"""
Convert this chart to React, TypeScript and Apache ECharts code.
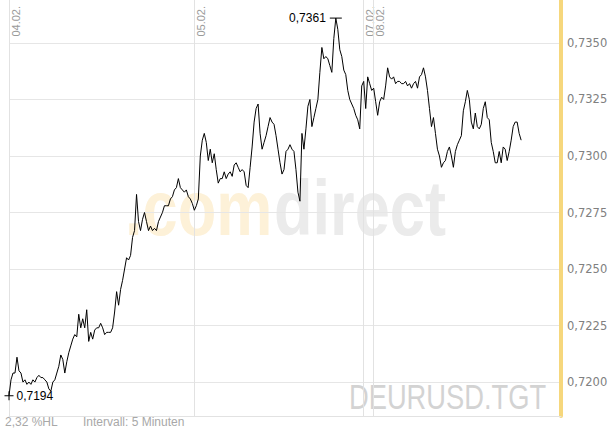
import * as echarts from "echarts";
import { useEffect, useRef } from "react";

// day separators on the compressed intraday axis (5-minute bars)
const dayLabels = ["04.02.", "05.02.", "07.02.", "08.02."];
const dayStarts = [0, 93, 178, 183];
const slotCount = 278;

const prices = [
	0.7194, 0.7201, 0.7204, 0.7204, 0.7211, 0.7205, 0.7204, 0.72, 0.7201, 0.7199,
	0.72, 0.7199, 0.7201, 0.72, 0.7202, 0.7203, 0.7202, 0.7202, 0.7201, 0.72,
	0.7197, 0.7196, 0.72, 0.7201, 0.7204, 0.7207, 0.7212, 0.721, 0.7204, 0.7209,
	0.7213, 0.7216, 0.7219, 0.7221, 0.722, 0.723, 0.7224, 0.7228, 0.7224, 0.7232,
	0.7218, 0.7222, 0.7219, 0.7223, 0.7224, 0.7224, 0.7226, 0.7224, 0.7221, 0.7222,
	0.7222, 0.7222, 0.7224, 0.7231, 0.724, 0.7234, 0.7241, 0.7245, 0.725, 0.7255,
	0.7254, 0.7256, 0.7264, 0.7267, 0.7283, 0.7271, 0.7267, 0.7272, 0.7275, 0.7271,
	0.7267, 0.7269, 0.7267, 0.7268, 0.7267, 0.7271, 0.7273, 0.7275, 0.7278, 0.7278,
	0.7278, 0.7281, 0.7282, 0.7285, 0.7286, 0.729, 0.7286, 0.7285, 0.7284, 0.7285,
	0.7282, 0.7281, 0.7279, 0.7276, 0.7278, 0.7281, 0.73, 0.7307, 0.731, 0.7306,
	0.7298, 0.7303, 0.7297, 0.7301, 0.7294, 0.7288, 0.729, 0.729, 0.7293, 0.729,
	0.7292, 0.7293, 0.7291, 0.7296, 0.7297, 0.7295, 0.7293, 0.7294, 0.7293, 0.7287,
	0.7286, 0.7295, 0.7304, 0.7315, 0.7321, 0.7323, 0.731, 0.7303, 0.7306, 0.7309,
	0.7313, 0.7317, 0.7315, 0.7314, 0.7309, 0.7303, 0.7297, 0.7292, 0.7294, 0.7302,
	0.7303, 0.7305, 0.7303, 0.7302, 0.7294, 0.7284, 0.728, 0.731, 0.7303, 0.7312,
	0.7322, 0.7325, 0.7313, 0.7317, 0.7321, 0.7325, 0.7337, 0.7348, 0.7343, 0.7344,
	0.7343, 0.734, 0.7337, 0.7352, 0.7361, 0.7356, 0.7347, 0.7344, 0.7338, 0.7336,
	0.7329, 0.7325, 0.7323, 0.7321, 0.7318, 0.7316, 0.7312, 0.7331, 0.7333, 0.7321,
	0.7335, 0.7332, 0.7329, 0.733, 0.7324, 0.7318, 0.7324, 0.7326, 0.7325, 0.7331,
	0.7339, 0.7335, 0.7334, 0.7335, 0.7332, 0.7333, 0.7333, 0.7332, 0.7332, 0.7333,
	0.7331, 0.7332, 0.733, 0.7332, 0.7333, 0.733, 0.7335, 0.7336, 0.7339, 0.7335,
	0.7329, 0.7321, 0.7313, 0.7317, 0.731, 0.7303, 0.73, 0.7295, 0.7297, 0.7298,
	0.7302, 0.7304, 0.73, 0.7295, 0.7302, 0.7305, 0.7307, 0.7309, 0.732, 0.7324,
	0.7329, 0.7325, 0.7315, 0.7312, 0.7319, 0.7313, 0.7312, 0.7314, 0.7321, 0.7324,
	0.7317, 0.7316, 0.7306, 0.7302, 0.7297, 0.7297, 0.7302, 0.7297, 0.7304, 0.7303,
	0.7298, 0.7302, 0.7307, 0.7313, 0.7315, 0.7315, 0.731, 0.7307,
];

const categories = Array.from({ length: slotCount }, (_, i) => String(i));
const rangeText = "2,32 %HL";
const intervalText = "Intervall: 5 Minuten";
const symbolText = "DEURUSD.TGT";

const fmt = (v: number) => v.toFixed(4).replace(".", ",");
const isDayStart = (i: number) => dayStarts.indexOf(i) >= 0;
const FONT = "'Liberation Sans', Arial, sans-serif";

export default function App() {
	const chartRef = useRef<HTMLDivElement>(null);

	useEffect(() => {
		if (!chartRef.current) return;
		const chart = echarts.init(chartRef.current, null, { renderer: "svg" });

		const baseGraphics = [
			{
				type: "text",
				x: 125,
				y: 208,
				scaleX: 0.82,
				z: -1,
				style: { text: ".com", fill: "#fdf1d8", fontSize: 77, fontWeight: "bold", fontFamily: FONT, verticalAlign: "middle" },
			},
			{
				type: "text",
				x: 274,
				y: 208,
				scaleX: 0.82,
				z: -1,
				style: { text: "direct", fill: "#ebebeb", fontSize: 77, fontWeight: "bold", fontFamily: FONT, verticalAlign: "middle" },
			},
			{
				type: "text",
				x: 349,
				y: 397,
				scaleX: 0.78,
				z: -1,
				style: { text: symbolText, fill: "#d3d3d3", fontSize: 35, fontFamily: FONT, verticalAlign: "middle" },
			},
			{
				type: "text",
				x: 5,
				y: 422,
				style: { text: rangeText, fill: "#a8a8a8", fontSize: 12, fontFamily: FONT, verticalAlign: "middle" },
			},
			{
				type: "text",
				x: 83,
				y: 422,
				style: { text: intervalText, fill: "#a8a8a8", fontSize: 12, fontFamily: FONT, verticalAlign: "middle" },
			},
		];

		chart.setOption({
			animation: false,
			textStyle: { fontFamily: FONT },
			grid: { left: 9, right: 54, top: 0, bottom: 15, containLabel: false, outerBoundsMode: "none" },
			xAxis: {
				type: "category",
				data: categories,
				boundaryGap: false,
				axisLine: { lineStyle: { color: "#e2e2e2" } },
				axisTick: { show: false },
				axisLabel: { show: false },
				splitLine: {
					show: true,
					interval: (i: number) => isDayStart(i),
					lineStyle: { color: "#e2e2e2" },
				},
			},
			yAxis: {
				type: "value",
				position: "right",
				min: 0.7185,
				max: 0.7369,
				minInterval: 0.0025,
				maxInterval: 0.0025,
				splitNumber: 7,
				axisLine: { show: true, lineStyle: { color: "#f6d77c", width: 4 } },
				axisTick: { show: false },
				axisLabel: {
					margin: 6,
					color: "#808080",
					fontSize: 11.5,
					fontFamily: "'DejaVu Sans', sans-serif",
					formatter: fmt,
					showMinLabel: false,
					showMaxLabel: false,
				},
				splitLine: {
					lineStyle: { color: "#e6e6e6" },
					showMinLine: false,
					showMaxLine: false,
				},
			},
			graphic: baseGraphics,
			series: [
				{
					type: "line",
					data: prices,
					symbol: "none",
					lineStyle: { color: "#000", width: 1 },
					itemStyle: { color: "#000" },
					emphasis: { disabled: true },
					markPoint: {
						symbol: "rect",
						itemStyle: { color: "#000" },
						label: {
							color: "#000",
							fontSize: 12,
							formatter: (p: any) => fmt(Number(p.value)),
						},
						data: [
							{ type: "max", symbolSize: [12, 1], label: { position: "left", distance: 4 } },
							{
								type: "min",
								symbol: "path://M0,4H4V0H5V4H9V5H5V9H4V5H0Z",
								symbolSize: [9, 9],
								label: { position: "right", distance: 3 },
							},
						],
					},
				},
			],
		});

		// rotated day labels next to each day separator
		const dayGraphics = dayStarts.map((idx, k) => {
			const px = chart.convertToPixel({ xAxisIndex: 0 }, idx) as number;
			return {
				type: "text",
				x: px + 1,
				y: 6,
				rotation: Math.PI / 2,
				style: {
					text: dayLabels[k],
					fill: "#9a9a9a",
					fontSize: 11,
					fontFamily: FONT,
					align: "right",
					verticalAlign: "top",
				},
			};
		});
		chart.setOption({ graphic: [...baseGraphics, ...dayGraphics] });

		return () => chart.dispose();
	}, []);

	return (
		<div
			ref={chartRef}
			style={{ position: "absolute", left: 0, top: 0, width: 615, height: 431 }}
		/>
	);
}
"""
| BRIEF |
From the first line above through the line containing "const slotCount = 278;", copy everything exactly, without the pictures.

| TASK OUTPUT |
Convert this chart to React, TypeScript and Apache ECharts code.
import * as echarts from "echarts";
import { useEffect, useRef } from "react";

// day separators on the compressed intraday axis (5-minute bars)
const dayLabels = ["04.02.", "05.02.", "07.02.", "08.02."];
const dayStarts = [0, 93, 178, 183];
const slotCount = 278;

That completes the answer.